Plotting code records
START
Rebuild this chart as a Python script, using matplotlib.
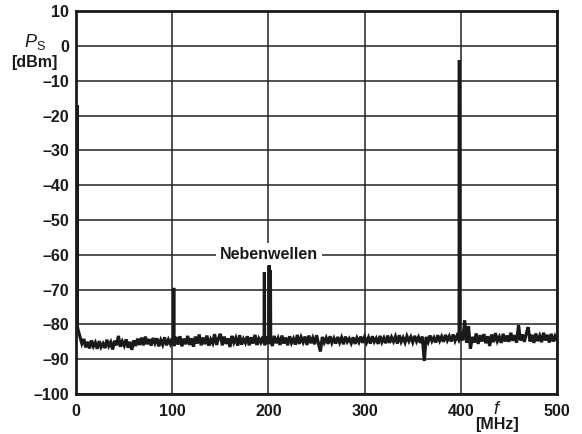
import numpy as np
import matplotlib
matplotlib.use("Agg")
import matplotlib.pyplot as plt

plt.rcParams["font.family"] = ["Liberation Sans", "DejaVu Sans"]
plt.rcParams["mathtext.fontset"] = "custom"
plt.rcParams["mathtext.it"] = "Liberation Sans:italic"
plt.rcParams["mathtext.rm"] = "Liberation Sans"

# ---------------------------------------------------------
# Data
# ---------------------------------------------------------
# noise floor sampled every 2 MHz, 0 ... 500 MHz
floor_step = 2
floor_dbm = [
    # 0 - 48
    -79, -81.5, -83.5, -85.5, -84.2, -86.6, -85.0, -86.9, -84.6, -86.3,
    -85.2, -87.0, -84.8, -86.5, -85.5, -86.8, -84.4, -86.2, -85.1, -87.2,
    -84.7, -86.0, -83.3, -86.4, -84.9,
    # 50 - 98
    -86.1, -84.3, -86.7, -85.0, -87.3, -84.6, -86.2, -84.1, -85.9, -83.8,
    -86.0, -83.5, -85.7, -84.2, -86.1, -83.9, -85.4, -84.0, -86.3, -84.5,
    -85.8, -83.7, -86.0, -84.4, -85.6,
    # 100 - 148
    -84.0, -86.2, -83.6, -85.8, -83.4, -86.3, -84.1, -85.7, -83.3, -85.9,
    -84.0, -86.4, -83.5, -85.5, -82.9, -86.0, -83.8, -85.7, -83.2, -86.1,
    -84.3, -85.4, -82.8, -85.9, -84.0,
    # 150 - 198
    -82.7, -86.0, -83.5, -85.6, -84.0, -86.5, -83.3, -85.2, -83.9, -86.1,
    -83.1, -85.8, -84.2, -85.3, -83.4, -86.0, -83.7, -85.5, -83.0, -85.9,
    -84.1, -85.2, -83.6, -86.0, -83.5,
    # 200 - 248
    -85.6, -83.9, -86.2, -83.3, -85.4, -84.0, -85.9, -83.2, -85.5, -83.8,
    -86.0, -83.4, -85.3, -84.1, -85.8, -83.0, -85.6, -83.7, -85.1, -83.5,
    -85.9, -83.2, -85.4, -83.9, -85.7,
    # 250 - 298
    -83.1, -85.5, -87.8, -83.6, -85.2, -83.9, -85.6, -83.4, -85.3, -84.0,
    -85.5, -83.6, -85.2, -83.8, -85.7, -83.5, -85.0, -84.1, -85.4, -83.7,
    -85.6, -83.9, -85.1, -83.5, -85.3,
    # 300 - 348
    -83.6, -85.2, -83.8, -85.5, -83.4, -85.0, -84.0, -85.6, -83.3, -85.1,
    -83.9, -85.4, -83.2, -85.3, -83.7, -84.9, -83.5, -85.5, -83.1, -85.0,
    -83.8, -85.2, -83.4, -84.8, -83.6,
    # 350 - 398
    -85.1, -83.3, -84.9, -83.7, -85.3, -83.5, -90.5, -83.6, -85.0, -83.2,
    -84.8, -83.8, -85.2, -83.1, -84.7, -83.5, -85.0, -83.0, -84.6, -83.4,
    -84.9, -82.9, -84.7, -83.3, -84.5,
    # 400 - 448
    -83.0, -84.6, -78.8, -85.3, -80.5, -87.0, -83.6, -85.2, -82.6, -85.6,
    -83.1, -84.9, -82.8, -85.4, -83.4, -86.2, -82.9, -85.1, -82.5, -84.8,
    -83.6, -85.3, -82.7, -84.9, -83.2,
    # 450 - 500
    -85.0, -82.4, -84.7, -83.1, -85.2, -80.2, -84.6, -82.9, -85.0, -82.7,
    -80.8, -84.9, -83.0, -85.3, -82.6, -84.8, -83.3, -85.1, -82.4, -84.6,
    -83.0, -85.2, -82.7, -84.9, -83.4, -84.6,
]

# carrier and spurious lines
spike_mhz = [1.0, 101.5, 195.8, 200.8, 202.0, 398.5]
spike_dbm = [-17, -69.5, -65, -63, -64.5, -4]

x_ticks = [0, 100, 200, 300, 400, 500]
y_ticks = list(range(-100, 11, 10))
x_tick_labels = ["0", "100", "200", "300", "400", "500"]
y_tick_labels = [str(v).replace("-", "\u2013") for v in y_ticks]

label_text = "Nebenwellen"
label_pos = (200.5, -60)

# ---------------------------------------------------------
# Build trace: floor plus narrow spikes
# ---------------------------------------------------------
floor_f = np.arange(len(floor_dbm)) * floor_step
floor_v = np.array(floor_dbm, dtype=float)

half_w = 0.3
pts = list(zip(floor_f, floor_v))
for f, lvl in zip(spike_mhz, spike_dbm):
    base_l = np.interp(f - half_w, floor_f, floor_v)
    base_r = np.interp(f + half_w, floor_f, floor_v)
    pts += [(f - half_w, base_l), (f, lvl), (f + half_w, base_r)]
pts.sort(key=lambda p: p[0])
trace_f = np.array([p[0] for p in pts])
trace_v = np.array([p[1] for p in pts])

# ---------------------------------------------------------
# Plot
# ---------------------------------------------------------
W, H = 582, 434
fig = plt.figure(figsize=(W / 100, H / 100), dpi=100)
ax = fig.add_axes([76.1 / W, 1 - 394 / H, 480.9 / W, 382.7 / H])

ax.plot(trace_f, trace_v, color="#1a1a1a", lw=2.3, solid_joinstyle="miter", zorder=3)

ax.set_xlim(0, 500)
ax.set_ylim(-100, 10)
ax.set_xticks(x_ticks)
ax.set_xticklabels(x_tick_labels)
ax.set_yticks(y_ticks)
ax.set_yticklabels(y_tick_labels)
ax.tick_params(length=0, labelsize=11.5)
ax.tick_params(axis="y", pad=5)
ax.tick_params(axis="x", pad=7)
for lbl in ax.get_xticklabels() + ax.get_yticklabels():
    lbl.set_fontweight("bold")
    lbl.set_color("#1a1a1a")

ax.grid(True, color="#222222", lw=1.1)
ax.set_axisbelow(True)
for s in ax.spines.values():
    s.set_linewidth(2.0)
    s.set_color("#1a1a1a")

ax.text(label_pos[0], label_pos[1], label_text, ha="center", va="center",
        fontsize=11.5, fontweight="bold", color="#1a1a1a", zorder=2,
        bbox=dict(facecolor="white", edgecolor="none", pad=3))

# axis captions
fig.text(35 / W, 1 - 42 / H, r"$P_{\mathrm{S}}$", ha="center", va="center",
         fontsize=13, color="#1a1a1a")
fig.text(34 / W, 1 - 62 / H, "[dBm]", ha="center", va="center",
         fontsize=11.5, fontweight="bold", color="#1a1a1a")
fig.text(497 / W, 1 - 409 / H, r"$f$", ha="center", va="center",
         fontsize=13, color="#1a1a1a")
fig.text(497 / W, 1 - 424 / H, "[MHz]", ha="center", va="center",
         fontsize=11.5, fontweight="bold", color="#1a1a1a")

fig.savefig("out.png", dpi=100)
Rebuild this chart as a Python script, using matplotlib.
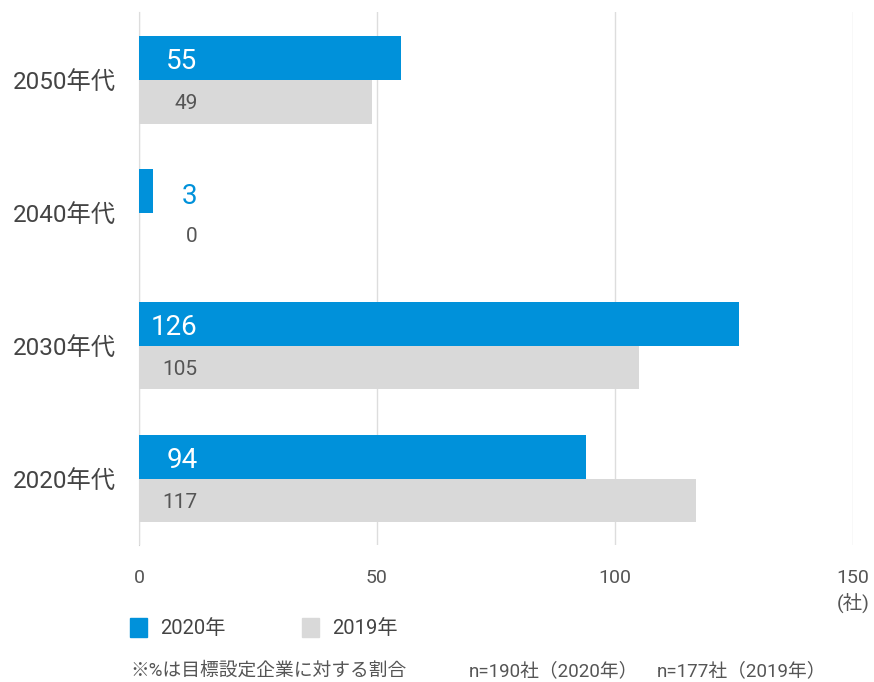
END
▶ Exercise directions
Show every line in the records above that contains the word "matplotlib".

▶ Exercise solution
Rebuild this chart as a Python script, using matplotlib.
import matplotlib
matplotlib.use("Agg")
import matplotlib.pyplot as plt
Rebuild this chart as a Python script, using matplotlib.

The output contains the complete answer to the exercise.